- Records supplied -
— BEGIN —
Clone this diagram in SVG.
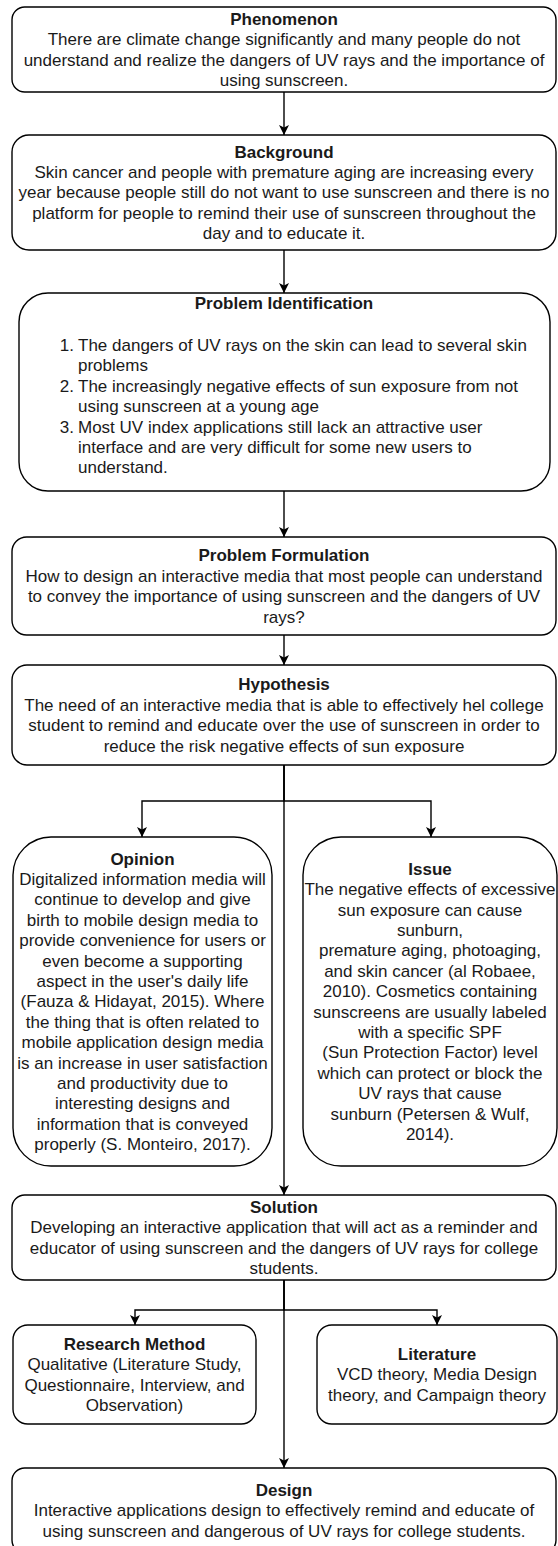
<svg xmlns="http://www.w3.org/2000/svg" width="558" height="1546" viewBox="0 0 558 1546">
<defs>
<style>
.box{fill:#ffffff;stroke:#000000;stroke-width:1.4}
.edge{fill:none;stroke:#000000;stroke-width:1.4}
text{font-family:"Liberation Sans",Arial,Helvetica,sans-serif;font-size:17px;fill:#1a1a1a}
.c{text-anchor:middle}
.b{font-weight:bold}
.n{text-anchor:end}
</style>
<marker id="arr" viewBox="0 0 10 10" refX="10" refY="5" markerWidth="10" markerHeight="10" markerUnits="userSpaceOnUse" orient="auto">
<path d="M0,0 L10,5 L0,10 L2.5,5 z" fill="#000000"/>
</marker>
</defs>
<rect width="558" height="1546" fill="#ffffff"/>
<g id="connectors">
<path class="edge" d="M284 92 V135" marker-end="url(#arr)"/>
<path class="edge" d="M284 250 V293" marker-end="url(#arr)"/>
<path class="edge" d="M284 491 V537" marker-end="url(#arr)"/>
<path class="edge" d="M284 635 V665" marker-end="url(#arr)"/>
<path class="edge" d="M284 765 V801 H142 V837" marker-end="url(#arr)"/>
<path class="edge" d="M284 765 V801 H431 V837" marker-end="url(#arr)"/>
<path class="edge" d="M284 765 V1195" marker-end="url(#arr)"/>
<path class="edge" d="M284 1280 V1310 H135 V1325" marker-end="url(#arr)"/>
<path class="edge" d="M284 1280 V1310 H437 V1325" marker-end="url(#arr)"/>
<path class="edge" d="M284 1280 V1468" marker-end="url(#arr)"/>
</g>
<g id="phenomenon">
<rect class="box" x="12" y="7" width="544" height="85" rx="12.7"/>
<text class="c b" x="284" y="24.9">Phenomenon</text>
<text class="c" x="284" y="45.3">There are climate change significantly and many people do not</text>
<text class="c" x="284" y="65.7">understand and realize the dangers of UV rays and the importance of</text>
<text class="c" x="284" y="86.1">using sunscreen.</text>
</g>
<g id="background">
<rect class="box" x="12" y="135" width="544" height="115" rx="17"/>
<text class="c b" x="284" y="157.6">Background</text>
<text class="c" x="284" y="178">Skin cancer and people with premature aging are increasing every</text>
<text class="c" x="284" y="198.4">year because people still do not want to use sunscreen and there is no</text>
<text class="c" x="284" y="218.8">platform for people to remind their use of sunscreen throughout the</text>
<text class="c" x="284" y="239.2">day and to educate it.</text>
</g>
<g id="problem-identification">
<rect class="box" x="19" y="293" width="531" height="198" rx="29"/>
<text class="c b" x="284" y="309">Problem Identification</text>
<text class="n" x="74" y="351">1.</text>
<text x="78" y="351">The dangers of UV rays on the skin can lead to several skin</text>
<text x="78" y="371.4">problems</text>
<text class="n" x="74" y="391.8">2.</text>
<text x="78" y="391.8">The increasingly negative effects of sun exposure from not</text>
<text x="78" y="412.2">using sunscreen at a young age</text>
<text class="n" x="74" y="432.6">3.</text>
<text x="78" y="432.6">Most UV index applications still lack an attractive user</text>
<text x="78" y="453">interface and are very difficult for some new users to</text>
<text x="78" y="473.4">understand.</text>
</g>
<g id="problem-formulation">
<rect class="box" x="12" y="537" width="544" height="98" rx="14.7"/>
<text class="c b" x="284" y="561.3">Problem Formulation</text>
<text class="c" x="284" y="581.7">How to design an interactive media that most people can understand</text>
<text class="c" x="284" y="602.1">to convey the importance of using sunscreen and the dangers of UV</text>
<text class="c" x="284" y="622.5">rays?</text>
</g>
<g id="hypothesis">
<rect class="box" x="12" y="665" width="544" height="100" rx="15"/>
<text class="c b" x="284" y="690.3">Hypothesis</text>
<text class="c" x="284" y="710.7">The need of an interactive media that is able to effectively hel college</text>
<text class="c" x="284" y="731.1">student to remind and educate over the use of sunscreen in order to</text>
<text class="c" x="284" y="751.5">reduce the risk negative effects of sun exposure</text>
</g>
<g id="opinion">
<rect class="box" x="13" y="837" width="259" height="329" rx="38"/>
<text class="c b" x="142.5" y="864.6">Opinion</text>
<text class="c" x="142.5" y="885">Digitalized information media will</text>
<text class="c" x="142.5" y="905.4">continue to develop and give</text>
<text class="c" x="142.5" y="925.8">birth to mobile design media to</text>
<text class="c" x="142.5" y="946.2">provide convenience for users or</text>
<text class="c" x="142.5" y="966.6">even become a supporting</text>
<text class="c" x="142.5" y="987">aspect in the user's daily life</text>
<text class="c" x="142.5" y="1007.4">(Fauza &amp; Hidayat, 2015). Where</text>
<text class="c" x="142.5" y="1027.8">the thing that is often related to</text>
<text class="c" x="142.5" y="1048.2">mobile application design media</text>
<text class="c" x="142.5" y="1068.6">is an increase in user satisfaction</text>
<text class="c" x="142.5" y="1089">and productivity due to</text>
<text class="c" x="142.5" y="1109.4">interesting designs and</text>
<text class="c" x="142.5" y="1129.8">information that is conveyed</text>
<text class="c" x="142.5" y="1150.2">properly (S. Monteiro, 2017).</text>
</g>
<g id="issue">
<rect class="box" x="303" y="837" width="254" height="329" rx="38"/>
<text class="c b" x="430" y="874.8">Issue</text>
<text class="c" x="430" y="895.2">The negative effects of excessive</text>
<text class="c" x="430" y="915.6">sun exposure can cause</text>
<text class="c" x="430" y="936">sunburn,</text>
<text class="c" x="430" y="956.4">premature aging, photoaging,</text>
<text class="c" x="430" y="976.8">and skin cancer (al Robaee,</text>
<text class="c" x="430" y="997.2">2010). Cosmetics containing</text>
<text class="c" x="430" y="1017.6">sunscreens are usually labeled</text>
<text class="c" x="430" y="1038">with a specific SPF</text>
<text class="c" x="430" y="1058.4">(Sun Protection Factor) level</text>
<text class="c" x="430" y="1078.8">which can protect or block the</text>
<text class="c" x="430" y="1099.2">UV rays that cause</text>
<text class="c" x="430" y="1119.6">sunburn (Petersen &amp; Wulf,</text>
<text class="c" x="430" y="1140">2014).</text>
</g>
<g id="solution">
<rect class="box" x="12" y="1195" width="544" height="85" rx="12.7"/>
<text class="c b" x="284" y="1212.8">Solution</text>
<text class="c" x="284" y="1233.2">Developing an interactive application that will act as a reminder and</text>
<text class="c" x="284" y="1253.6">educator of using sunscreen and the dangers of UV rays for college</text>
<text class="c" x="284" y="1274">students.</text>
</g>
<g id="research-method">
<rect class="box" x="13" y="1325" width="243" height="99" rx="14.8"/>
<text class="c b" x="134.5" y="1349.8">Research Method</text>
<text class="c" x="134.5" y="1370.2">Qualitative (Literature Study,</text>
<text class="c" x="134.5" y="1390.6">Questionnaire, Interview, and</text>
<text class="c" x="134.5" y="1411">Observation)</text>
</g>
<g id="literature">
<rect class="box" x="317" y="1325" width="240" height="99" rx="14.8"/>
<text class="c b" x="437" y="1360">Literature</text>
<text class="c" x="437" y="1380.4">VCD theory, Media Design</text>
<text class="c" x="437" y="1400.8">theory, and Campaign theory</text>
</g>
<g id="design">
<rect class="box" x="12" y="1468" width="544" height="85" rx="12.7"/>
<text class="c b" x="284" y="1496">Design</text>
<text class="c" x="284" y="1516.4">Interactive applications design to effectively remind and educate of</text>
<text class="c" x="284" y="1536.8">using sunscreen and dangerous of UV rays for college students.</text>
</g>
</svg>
— END —
— BEGIN —
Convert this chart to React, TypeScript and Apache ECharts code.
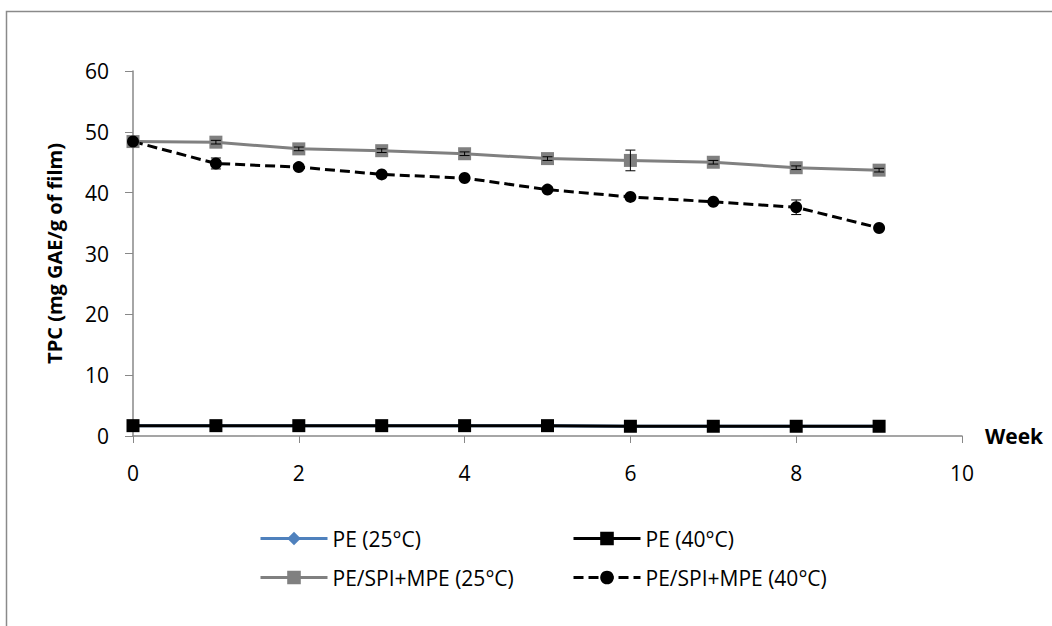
— END —
— BEGIN —
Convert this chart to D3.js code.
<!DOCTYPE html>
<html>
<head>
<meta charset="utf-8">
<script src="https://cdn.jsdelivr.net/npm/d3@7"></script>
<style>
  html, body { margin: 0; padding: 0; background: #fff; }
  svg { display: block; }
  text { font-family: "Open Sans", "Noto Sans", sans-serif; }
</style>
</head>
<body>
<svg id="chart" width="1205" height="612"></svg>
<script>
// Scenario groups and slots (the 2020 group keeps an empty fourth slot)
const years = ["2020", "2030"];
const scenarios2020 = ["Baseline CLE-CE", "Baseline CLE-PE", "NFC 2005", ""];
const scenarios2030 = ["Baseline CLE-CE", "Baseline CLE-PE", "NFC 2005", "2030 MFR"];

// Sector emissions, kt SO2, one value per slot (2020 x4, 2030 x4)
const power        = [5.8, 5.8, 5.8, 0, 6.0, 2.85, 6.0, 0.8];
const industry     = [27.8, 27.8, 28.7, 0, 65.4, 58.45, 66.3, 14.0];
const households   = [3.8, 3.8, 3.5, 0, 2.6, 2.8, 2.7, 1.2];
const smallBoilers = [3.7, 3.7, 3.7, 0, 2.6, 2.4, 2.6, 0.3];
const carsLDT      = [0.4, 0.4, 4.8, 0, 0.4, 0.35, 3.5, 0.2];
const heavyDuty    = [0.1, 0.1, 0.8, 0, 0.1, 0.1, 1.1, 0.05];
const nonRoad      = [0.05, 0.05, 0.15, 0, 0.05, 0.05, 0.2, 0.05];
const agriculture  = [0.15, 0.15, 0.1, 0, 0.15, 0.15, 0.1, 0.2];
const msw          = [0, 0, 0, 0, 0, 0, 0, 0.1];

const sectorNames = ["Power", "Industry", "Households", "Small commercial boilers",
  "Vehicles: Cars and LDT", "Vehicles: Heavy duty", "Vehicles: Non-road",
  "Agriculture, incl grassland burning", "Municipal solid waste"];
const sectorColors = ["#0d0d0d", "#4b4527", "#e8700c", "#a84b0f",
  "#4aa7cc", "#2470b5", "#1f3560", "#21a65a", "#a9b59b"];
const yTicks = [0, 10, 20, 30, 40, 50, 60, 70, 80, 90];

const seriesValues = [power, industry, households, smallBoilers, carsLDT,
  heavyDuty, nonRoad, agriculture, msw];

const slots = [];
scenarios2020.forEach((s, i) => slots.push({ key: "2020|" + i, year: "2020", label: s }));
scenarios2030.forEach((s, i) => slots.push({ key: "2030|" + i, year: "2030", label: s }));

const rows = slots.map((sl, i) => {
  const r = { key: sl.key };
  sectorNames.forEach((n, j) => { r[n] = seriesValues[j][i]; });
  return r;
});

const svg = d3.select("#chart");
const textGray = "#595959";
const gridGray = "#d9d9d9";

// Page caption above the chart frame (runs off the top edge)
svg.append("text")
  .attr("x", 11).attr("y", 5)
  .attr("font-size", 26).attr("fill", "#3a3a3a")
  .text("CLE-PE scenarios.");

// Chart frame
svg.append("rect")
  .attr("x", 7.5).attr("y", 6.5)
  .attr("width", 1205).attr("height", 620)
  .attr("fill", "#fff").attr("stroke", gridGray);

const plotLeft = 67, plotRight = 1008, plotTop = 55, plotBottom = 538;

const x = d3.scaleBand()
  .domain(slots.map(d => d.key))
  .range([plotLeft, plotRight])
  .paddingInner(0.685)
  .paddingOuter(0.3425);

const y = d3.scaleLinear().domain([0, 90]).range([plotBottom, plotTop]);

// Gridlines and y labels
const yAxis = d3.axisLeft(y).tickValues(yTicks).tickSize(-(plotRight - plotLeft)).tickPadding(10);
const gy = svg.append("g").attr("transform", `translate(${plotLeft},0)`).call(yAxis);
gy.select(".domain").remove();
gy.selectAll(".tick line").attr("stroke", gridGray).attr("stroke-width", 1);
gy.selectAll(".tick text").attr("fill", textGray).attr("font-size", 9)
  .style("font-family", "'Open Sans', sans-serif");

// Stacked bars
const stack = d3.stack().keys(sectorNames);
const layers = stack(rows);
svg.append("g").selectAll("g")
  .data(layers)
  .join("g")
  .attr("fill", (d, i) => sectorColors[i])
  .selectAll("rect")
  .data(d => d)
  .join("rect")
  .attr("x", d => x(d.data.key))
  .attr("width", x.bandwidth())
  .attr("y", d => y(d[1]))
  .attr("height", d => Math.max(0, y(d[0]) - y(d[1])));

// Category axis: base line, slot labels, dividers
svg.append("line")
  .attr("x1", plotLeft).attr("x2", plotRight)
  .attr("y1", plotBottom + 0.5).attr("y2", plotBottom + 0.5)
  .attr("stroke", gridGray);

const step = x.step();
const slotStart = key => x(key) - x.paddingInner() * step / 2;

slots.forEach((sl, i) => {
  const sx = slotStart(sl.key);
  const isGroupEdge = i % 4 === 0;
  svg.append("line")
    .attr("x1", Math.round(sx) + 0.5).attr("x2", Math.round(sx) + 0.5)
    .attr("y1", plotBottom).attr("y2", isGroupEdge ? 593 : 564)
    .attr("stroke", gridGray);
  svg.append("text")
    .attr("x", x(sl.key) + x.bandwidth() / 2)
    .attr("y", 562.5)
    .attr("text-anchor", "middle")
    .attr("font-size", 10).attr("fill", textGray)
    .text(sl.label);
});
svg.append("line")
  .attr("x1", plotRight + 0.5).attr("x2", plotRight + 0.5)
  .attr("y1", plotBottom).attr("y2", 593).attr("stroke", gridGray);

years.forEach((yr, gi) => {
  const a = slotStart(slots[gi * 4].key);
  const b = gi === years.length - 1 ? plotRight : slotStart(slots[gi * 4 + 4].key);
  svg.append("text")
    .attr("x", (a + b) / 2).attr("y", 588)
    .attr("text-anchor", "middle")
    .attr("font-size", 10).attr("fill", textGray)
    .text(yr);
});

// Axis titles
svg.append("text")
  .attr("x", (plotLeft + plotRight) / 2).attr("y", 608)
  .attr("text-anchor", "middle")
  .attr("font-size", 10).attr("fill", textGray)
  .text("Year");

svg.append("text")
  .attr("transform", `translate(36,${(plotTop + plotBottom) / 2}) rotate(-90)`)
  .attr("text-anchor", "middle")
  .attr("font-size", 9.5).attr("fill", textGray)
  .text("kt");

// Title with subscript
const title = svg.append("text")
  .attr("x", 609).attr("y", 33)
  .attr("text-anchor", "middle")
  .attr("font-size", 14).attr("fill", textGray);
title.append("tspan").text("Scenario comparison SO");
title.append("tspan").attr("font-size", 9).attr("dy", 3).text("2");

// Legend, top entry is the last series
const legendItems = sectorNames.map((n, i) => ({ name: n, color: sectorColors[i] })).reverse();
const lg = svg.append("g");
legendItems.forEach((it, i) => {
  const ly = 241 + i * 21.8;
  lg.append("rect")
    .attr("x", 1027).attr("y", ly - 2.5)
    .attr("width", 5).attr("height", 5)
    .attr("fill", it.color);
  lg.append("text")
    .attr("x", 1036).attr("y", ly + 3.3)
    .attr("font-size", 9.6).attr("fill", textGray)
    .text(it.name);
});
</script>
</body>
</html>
— END —
- Problem to solve -
Show, from the material above, each line that includes the string "Convert".

- Worked solution -
Convert this chart to React, TypeScript and Apache ECharts code.
Convert this chart to D3.js code.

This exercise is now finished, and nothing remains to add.